OGJ Senior Staff Writer
HOUSTON, June 30 -- Hurricane Alex moved west through the Gulf of Mexico toward Mexico on June 30, producing wind and waves that halted skimming efforts of the oil spill about 200 miles away off Louisiana.
National Incident Commander Thad Allen reported winds of 17-22 knots and 7 ft waves in the key area of oil spill response efforts on the surface above the deepwater runaway Macondo well, operated by BP PLC.
Skimming crews were ready to move back into position once the winds and seas calm, Allen said.
Alex also delayed installation of the Helix Producer floating production unit, which will be the third vessel to collect oil and gas from the spill. Response crews need a calm sea in order to attach 24 bolts to hook up the Helix Producer with a floating riser system, Allen said.
Before the hurricane, BP had expected the Helix Producer would be collecting oil by June 30, but now it is expected to start collecting oil sometime next week. Already the Discover Enterprise drillship and the Helix Q4000 multiservice vessel are together collecting about 25,000 b/d of oil, Allen said on June 30.
The Producer, coupled with a tanker, is intended to provide additional containment capacity of 20,000-25,000 b/d.

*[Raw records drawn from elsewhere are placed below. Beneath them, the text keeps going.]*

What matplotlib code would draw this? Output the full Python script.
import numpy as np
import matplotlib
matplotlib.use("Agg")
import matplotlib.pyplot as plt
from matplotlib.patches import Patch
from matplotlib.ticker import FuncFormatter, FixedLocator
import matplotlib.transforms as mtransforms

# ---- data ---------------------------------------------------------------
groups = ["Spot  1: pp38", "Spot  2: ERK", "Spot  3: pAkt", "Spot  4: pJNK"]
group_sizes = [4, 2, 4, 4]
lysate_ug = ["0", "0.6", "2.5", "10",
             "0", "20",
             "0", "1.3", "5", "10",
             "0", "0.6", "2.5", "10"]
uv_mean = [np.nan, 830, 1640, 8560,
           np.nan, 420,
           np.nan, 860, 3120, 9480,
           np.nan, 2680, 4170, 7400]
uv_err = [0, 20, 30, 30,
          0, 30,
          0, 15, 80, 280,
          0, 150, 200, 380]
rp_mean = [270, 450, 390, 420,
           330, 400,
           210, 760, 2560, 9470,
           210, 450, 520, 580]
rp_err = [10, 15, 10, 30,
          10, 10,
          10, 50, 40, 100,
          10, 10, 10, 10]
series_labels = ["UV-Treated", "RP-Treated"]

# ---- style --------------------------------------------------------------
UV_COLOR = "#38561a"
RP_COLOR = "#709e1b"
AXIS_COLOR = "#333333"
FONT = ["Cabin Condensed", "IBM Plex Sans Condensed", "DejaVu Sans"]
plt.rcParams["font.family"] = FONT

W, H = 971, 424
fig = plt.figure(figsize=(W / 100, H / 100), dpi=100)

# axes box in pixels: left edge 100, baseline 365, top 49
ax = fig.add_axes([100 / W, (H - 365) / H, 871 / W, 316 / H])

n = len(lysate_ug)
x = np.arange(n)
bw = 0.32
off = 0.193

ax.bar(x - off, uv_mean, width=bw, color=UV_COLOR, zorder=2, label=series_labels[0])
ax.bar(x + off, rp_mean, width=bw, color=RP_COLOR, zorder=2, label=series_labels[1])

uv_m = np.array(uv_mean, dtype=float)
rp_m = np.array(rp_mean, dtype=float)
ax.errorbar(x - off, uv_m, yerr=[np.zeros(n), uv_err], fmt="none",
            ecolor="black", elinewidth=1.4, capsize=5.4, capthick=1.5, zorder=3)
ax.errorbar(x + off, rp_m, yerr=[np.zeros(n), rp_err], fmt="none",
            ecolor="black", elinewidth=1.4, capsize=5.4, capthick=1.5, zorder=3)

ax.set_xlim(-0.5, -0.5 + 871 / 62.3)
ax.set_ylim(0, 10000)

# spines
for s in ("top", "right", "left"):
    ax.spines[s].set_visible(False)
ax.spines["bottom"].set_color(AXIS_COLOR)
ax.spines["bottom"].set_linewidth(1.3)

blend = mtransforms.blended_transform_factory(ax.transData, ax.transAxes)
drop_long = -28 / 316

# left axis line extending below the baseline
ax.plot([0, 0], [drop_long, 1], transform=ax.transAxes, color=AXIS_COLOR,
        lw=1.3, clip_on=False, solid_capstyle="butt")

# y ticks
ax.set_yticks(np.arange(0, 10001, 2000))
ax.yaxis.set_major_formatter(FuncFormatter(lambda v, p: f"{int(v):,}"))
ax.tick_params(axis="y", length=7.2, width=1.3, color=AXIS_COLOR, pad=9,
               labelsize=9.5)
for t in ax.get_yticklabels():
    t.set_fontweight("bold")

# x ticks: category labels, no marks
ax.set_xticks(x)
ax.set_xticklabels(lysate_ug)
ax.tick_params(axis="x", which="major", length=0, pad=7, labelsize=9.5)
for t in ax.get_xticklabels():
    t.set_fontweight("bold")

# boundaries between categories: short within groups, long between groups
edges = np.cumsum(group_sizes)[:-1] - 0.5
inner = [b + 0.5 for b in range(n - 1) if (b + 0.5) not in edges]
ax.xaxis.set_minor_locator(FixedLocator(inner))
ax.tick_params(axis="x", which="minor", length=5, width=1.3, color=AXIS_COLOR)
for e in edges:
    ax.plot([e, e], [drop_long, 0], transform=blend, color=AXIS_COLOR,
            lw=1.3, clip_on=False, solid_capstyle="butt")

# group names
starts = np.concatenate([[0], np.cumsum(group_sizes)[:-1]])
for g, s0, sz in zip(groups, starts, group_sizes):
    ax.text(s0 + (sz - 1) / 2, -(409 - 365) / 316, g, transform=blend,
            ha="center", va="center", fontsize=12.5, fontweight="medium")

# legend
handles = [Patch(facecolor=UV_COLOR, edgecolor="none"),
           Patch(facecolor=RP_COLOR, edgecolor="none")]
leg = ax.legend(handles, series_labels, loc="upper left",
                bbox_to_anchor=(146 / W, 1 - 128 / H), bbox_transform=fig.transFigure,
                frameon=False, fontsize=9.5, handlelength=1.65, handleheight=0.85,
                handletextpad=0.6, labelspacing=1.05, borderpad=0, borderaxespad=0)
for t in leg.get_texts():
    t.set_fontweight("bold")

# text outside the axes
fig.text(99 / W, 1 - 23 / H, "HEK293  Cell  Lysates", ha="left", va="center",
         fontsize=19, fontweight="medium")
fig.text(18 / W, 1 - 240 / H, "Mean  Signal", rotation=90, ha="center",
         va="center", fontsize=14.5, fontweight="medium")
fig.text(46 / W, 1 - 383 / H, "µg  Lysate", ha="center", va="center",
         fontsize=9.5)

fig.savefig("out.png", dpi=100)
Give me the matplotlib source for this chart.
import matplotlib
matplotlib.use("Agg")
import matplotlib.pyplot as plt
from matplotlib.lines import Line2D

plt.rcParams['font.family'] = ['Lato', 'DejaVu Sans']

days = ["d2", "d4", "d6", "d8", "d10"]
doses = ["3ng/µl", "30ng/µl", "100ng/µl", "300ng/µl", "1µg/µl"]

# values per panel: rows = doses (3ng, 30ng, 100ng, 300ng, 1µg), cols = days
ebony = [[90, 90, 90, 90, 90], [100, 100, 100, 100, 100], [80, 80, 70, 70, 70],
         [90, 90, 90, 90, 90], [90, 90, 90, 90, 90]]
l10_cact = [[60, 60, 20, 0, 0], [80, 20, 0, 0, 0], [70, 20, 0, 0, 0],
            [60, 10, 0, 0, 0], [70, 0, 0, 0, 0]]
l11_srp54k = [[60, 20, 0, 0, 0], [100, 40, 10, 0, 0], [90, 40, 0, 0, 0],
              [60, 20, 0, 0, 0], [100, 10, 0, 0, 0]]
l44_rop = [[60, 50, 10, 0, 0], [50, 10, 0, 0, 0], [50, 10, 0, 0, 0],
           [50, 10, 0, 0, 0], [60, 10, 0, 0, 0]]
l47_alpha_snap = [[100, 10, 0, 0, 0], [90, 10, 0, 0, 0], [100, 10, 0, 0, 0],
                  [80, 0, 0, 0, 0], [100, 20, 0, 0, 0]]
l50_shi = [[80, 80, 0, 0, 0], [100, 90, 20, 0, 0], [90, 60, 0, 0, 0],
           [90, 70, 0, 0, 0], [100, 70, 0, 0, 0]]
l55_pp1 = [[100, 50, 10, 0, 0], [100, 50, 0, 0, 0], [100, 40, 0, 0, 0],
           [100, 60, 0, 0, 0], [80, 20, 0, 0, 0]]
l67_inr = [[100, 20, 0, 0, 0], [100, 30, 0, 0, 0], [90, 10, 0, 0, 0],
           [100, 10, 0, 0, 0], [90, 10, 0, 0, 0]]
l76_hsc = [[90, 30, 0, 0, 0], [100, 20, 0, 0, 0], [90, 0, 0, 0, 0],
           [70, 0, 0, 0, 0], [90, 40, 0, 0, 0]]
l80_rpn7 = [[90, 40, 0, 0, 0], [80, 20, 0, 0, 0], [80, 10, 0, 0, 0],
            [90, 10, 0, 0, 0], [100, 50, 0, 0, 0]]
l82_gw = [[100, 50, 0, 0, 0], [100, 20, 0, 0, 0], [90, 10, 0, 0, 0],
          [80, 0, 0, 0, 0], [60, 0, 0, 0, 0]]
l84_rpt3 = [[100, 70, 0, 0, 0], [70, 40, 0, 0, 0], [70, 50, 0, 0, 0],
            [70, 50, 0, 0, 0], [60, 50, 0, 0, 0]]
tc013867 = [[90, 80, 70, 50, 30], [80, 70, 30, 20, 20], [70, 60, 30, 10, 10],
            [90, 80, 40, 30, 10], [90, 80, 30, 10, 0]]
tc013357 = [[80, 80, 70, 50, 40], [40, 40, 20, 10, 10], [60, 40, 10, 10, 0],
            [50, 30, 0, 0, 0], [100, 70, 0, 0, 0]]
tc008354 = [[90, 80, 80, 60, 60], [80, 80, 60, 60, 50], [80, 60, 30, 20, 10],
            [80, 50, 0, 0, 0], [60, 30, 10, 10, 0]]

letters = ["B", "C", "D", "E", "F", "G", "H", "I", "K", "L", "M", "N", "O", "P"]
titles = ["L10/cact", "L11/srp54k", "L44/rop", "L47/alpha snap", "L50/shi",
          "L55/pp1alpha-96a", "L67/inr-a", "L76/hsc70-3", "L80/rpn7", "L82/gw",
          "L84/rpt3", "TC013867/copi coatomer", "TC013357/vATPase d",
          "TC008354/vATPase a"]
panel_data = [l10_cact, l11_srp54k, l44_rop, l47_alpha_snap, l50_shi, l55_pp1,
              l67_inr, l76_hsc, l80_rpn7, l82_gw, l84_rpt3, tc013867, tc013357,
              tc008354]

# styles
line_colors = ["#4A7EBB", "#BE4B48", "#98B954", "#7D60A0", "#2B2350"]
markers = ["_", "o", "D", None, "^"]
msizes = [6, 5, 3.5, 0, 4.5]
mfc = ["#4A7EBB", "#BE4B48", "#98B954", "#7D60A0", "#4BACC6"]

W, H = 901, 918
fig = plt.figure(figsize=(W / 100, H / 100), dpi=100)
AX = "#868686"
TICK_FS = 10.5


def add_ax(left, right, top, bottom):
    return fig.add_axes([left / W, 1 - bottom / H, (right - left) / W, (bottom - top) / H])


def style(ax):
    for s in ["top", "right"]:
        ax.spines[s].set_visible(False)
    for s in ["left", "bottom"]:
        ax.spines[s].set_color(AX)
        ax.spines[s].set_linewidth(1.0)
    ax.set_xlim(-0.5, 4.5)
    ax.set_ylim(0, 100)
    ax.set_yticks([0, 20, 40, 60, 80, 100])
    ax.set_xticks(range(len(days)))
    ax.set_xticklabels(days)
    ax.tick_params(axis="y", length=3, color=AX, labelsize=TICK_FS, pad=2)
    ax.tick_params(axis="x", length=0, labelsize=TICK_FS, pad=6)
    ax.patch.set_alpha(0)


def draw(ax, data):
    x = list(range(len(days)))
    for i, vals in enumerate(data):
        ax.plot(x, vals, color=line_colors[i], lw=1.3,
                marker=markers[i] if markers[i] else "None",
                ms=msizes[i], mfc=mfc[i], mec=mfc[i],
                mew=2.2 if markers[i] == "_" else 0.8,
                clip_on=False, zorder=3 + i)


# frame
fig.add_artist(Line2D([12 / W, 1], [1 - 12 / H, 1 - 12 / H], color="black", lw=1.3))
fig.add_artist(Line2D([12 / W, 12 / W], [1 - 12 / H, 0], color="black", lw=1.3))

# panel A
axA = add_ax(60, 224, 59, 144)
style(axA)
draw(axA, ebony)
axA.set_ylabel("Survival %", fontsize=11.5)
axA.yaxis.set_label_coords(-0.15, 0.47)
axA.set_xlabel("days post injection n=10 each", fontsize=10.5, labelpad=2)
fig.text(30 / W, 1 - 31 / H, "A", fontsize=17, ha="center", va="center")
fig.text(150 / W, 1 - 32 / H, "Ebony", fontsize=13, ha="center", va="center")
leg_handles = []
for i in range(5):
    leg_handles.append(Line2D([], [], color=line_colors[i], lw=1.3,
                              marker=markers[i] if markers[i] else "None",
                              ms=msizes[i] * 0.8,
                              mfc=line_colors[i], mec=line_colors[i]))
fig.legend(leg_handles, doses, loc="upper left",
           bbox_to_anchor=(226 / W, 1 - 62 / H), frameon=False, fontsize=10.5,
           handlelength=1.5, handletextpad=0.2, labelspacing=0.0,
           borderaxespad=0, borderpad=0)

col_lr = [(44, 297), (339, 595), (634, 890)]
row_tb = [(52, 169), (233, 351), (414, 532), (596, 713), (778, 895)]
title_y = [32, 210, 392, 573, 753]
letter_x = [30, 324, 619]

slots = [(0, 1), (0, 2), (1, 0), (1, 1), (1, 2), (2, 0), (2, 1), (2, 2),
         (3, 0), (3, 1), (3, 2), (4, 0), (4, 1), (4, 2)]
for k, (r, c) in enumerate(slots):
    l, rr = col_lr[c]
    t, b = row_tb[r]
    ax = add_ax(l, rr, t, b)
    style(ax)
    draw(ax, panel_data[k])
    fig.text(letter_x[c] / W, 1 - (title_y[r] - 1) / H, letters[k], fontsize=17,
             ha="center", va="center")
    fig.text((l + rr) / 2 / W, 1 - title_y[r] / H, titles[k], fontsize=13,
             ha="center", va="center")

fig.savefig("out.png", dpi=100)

Together with the Discoverer Enterprise and Q4000 systems, the addition of this new system is expected to increase total oil containment capacity to 53,000 b/d, Allen said.
A June 30 meeting was scheduled in Washington, DC, between BP executives and federal officials to review plans to boost future oil and gas collection capacity and to outline the transition to installing a different cap on the failed blowout preventer.